3 Replies Latest reply on Nov 29, 2012 5:27 PM by Michael Nielson

    Exception acquiring ownership of X when load balancer moves session. JBoss 7.1.1

    Michael Nielson Newbie

      My application is behind a hardware load balancer instead of mod_cluster. The load balancer is configured to pin user sessions to the same jboss node as long as possible but there are some cases where a user's session is moved between nodes. When this happens our logs show "Exception acquiring ownership of X", there is also a long delay for the user, their request is blocked here:


      sun.misc.Unsafe.park(Native Method)


      A request will be blocked here for 30 seconds before continuing.


      This bug looked interesting to me: https://issues.jboss.org/browse/AS7-4260 Occurences of "Exception acquiring ownership of X (via SharedLocalYieldingClusterLockManager)"


      The fix however seems to be retrying the acquire, this seems like it would make the pause worse for my users?


      My user's sessions last for a long time and it's quite possible for a single node to be overloaded. Moving some of my users to another node helps manage load but a 30 second pause for that user is very painful.


      What I can do to cut down these pauses?





      Message was edited by: Michael Nielson, attached logs.

        • 1. Re: Exception acquiring ownership of X when load balancer moves session. JBoss 7.1.1
          Radoslav Husar Master

          Hi Michael.


          Yes, that is the same issue that linked. Upgrading to 7.1.3 will mititage the issue as you saw in the change set. The fix is assuming that the TimeoutException happens because an expiration thread was trying to lock on the same key and thus timing out. Can you confirm that the session that got the exception was not being expired?


          PS: is "Caused by: java.io.EOFException: Read past end of file" part of this question?



          • 2. Re: Exception acquiring ownership of X when load balancer moves session. JBoss 7.1.1
            Michael Nielson Newbie

            Thanks for your reply!

            PS: is "Caused by: java.io.EOFException: Read past end of file" part of this question?

            "Caused by: java.io.EOFException Read past end of file" seems to happen hand in hand with the "Exception acquiring ownership of X" exceptions. The snippet of logs above is a segment of 66mb+ of logs. In that log I have 2016 instances of "Exception acquiring ownership of" and 1168 instances of "Caused by: java.io.EOFException Read past end of file".


            While this log was being captured my load balancer was not doing a reliable job of pinning sessions, sessions were moving more often than normal.
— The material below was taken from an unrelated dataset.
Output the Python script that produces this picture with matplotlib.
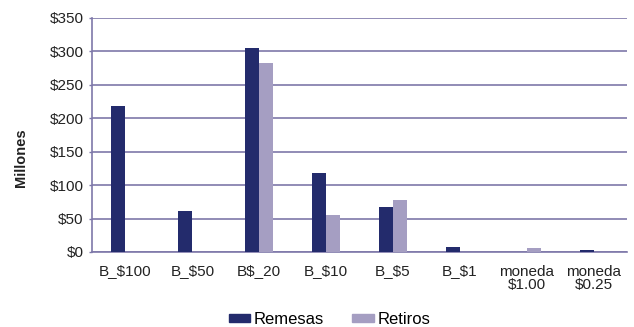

            An example: User A comes in on Node 1, the user makes a handful of requests within a minute or two all of which are handled by Node 1, User A stops making requests for a minute or two and then requests a few more pages those requests are directed to Node 2.


            The second round of requests from User A start out extremely slow. The first page request of this second round takes more than 10 seconds, almost all of that time waiting inside Request.doGetSession. After the first request to Node 2 the speed goes back to normal. I looked very closely for concurrency issues where both Node A and B were trying to acquire session ownership at the same time but I could not find any (Sessions were moving but there was not contention/concurrency).


            The actual payload of these sessions is very small, in most cases just a few KB. (We actually have another infinispan cache defined with similar sized payloads that gets read from on every request. This cache does not use key affinity but performed very well during these load balancer problems.)

            Can you confirm that the session that got the exception was not being expired?

            We use a standard session timeout of 30 minutes, I can see many many instances of this slow behavior within a ten minute window so I am fairly certain that most sessions were not expired.


            The majority of the problem was solved by fixing the load balancer but there are legitimate situations where load needs to be moved from 1 node to another and I really hate putting my user through a 10-30 second pause just to move their requests. It looks like the upgrade to 7.1.3 would retry these timeouts causing an even longer wait for my users, I would actually prefer to just lose the session data as I don't put any critical data in the session.


            A wait time of 10 seconds seems far too long?